As a result of the influence of Army Chief of Staff General George C. Marshall, women of color joined the Women’s Army Corps’ 6888th Central Postal Battalion. During World War II, 850 African-American women served overseas, in Birmingham, England, to sort and deliver backed-up mail to millions of soldiers in Europe.
Army Major Charity Adams, the first African-American woman to become an Army officer, was in charge. Adams had been working on a graduate degree at Ohio State University when she joined the Women’s Army Auxiliary Corp. She recalled an early incident that upset her. “What made things worse was that even after the ‘colored girls’ had been pushed to the side, all the rest of the women were called by name to join a group to be led to their quarters. Why could not the ‘colored girls’ be called by name to go to their quarters rather than be isolated by race?”
Arriving overseas, she and her unit would not be pushed aside like women of color back home. Major Adams asked her unit not to settle for segregated quarters and urged them to socialize with the white soldiers and citizens to create an atmosphere of comradeship among enlisted personnel.
Adams did not accept racism easily.
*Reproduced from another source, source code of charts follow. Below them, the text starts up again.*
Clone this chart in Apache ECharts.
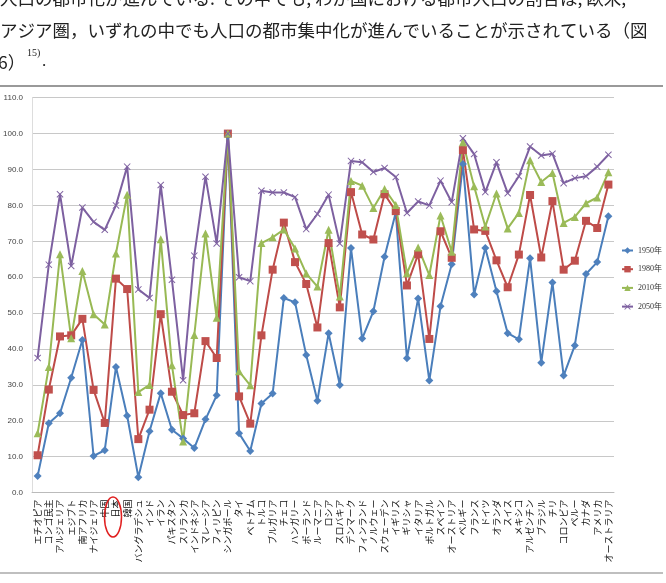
<!DOCTYPE html>
<html>
<head>
<meta charset="utf-8">
<script src="https://cdn.jsdelivr.net/npm/echarts@6/dist/echarts.min.js"></script>
<style>
  html, body { margin: 0; padding: 0; background: #fff; }
  #main { width: 666px; height: 583px; }
</style>
</head>
<body>
<div id="main"></div>
<script>
// 国名（横軸）
const countries = ['エチオピア','コンゴ民主','アルジェリア','エジプト','南アフリカ','ナイジェリア','中国','日本','韓国',
  'バングラデシュ','インド','イラン','パキスタン','スリランカ','インドネシア','マレーシア','フィリピン','シンガポール',
  'タイ','ベトナム','トルコ','ブルガリア','チェコ','ハンガリー','ポーランド','ルーマニア','ロシア','スロバキア',
  'デンマーク','フィンランド','ノルウェー','スウェーデン','イギリス','ギリシャ','イタリア','ポルトガル','スペイン',
  'オーストリア','ベルギー','フランス','ドイツ','オランダ','スイス','メキシコ','アルゼンチン','ブラジル','チリ',
  'コロンビア','ペルー','カナダ','アメリカ','オーストラリア']

// 都市人口の割合（%）
const y1950 = [4.6, 19.3, 22.1, 32.0, 42.5, 10.2, 11.8, 35.0, 21.4, 4.3, 17.1, 27.7, 17.5, 15.1, 12.4, 20.4, 27.1, 99.4,
  16.5, 11.6, 24.8, 27.6, 54.2, 53.0, 38.3, 25.6, 44.4, 30.0, 68.1, 42.9, 50.5, 65.7, 78.0, 37.4, 54.1, 31.2, 51.9,
  63.6, 91.5, 55.2, 68.1, 56.1, 44.4, 42.7, 65.3, 36.2, 58.5, 32.6, 41.0, 60.9, 64.2, 77.0]
const y1980 = [10.4, 28.7, 43.5, 43.8, 48.4, 28.6, 19.4, 59.6, 56.7, 14.9, 23.1, 49.7, 28.1, 21.6, 22.1, 42.2, 37.5, 100.0,
  26.8, 19.2, 43.8, 62.1, 75.2, 64.2, 58.1, 46.0, 69.5, 51.6, 83.7, 71.9, 70.5, 83.1, 78.4, 57.7, 66.4, 42.8, 72.8,
  65.4, 95.4, 73.3, 72.9, 64.7, 57.2, 66.3, 82.9, 65.5, 81.2, 62.1, 64.6, 75.7, 73.7, 85.8]
const y2010 = [16.5, 35.0, 66.4, 43.0, 61.7, 49.7, 46.8, 66.6, 83.0, 28.0, 30.0, 70.6, 35.5, 14.2, 43.9, 72.2, 48.7, 100.0,
  33.8, 29.9, 69.5, 71.1, 73.3, 68.0, 61.0, 57.4, 73.2, 54.6, 86.8, 85.5, 79.3, 84.6, 80.1, 61.1, 68.3, 60.6, 77.2,
  67.1, 97.6, 85.3, 74.1, 83.3, 73.6, 77.9, 92.6, 86.5, 89.0, 75.1, 76.8, 80.6, 82.2, 89.2]
const y2050 = [37.5, 63.5, 83.1, 63.1, 79.4, 75.4, 73.2, 80.0, 90.8, 56.6, 54.2, 85.7, 59.3, 31.3, 66.0, 88.0, 69.4, 100.0,
  60.0, 58.9, 84.1, 83.6, 83.6, 82.3, 73.4, 77.6, 83.0, 69.4, 92.4, 92.0, 89.3, 90.4, 87.9, 77.9, 81.1, 80.0, 86.9,
  80.9, 98.7, 94.3, 83.7, 92.0, 83.4, 88.1, 96.4, 93.9, 94.4, 86.2, 87.6, 88.1, 90.8, 94.1]

const years = ['1950年', '1980年', '2010年', '2050年']

// ×印のマーカー
const crossPath = 'path://M0,1L1,0L5,4L9,0L10,1L6,5L10,9L9,10L5,6L1,10L0,9L4,5Z'

const jpFont = '"Noto Sans CJK JP"'

function makeSeries(name, data, symbol, size, color, lineColor) {
  return {
    name: name,
    type: 'line',
    data: data,
    symbol: symbol,
    symbolSize: size,
    lineStyle: { color: lineColor, width: 2 },
    itemStyle: { color: color },
    emphasis: { disabled: true }
  }
}

let myChart = echarts.init(document.getElementById('main'))
let option = {
  animation: false,
  backgroundColor: '#fff',
  graphic: [
    { type: 'text', x: 0, y: -2, style: { text: '人口の都市化が進んでいる. その中でも, わが国における都市人口の割合は, 欧米,', font: '17.5px ' + jpFont, fill: '#222', verticalAlign: 'middle' } },
    { type: 'text', x: 0, y: 30, style: { text: 'アジア圏，いずれの中でも人口の都市集中化が進んでいることが示されている（図', font: '17.5px ' + jpFont, fill: '#222', verticalAlign: 'middle' } },
    { type: 'text', x: -2, y: 62, style: { text: '6）', font: '17.5px ' + jpFont, fill: '#222', verticalAlign: 'middle' } },
    { type: 'text', x: 27, y: 53, style: { text: '15)', font: '10px "Liberation Serif"', fill: '#222', verticalAlign: 'middle' } },
    { type: 'text', x: 42, y: 62, style: { text: '.', font: '17px "Liberation Serif"', fill: '#222', verticalAlign: 'middle' } },
    { type: 'line', shape: { x1: 0, y1: 86, x2: 663, y2: 86 }, style: { stroke: '#999', lineWidth: 2 } },
    { type: 'line', shape: { x1: 0, y1: 573, x2: 663, y2: 573 }, style: { stroke: '#aaa', lineWidth: 1.5 } },
    // 日本を囲む赤い楕円
    { type: 'ellipse', shape: { cx: 113, cy: 517, rx: 8.5, ry: 20 }, style: { fill: 'none', stroke: '#e02020', lineWidth: 1.5 }, z: 10 }
  ],
  grid: { left: 27, right: 52, top: 97.7, bottom: 90.4 },
  legend: {
    data: years,
    orient: 'vertical',
    left: 621,
    top: 245,
    padding: 0,
    itemWidth: 11,
    itemHeight: 8,
    itemGap: 7.7,
    textStyle: { fontSize: 8, lineHeight: 11, color: '#333', fontFamily: '"Liberation Serif", ' + jpFont }
  },
  xAxis: {
    type: 'category',
    data: countries,
    boundaryGap: true,
    axisLine: { lineStyle: { color: '#bbb' } },
    axisTick: { length: 4, lineStyle: { color: '#bbb' } },
    axisLabel: { rotate: 90, interval: 0, margin: 7, fontSize: 9, color: '#111', fontFamily: jpFont }
  },
  yAxis: {
    type: 'value',
    min: 0,
    max: 110,
    interval: 10,
    axisLine: { show: true, lineStyle: { color: '#ddd' } },
    axisTick: { show: false },
    splitLine: { lineStyle: { color: '#c8c8c8' } },
    axisLabel: { fontSize: 8, color: '#444', margin: 9, formatter: v => v.toFixed(1) }
  },
  series: [
    makeSeries(years[0], y1950, 'diamond', 8, '#4F81BD', '#4A7EBB'),
    makeSeries(years[1], y1980, 'rect', 8, '#C0504D', '#BE4B48'),
    makeSeries(years[2], y2010, 'triangle', 8, '#9BBB59', '#98B954'),
    makeSeries(years[3], y2050, crossPath, 7, '#8064A2', '#7D60A0')
  ]
}
myChart.setOption(option)
</script>
</body>
</html>
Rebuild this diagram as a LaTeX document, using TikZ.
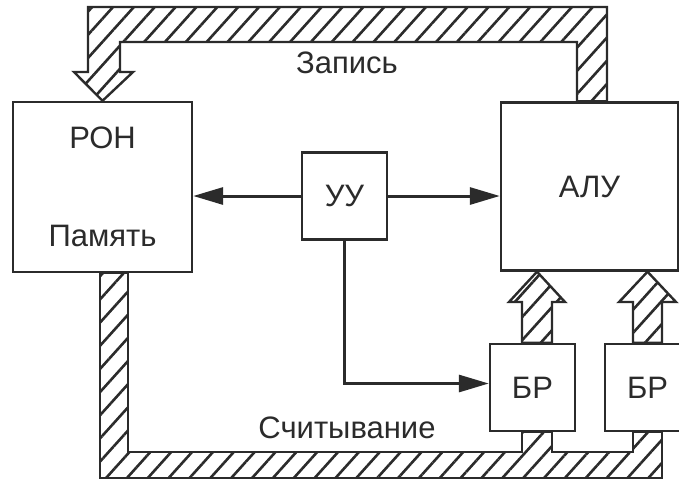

In one incident, a general threatened to assign a white first lieutenant to “show [her] how to run this unit,” to which she replied, “Over my dead body, sir.”
By the end of World War II, she was the highest ranking African-American woman in the military. Later she became a dean at Tennessee Agricultural & Industrial State College (renamed Tennessee State University in 1968) and Georgia State Univ. She remarked, “When I talk to students, they say, ‘How did it feel to know you were making history?’ But you don’t know you’re making history when it’s happening. I just wanted to do my job.”